## Available data:
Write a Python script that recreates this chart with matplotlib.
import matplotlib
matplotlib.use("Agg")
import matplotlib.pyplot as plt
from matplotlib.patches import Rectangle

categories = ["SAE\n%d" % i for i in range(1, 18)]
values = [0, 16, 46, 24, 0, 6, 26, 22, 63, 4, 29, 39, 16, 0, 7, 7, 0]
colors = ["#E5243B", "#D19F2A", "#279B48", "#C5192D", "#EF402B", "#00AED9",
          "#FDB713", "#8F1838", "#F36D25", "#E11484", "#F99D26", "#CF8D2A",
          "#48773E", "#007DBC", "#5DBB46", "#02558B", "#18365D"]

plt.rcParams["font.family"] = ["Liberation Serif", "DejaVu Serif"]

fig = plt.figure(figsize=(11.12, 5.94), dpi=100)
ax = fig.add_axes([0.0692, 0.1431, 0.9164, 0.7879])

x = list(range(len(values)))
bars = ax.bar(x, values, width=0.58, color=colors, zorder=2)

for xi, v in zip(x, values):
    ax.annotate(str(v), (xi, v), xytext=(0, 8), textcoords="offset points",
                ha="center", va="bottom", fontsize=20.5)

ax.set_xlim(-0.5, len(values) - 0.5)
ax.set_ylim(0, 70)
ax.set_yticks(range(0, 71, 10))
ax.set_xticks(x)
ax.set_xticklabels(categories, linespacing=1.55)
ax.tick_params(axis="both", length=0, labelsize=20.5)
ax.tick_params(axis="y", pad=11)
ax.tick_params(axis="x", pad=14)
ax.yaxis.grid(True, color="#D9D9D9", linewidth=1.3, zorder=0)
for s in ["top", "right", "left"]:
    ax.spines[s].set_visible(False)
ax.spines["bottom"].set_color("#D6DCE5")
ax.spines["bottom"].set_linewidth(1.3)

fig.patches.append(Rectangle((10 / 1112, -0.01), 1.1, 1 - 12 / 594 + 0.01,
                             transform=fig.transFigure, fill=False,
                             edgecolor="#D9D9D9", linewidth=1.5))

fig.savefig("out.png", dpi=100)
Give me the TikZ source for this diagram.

## Problem:
Above are the records; retype every one exactly.

## The answer:
Write a Python script that recreates this chart with matplotlib.
import matplotlib
matplotlib.use("Agg")
import matplotlib.pyplot as plt
from matplotlib.patches import Rectangle

categories = ["SAE\n%d" % i for i in range(1, 18)]
values = [0, 16, 46, 24, 0, 6, 26, 22, 63, 4, 29, 39, 16, 0, 7, 7, 0]
colors = ["#E5243B", "#D19F2A", "#279B48", "#C5192D", "#EF402B", "#00AED9",
          "#FDB713", "#8F1838", "#F36D25", "#E11484", "#F99D26", "#CF8D2A",
          "#48773E", "#007DBC", "#5DBB46", "#02558B", "#18365D"]

plt.rcParams["font.family"] = ["Liberation Serif", "DejaVu Serif"]

fig = plt.figure(figsize=(11.12, 5.94), dpi=100)
ax = fig.add_axes([0.0692, 0.1431, 0.9164, 0.7879])

x = list(range(len(values)))
bars = ax.bar(x, values, width=0.58, color=colors, zorder=2)

for xi, v in zip(x, values):
    ax.annotate(str(v), (xi, v), xytext=(0, 8), textcoords="offset points",
                ha="center", va="bottom", fontsize=20.5)

ax.set_xlim(-0.5, len(values) - 0.5)
ax.set_ylim(0, 70)
ax.set_yticks(range(0, 71, 10))
ax.set_xticks(x)
ax.set_xticklabels(categories, linespacing=1.55)
ax.tick_params(axis="both", length=0, labelsize=20.5)
ax.tick_params(axis="y", pad=11)
ax.tick_params(axis="x", pad=14)
ax.yaxis.grid(True, color="#D9D9D9", linewidth=1.3, zorder=0)
for s in ["top", "right", "left"]:
    ax.spines[s].set_visible(False)
ax.spines["bottom"].set_color("#D6DCE5")
ax.spines["bottom"].set_linewidth(1.3)

fig.patches.append(Rectangle((10 / 1112, -0.01), 1.1, 1 - 12 / 594 + 0.01,
                             transform=fig.transFigure, fill=False,
                             edgecolor="#D9D9D9", linewidth=1.5))

fig.savefig("out.png", dpi=100)
Give me the TikZ source for this diagram.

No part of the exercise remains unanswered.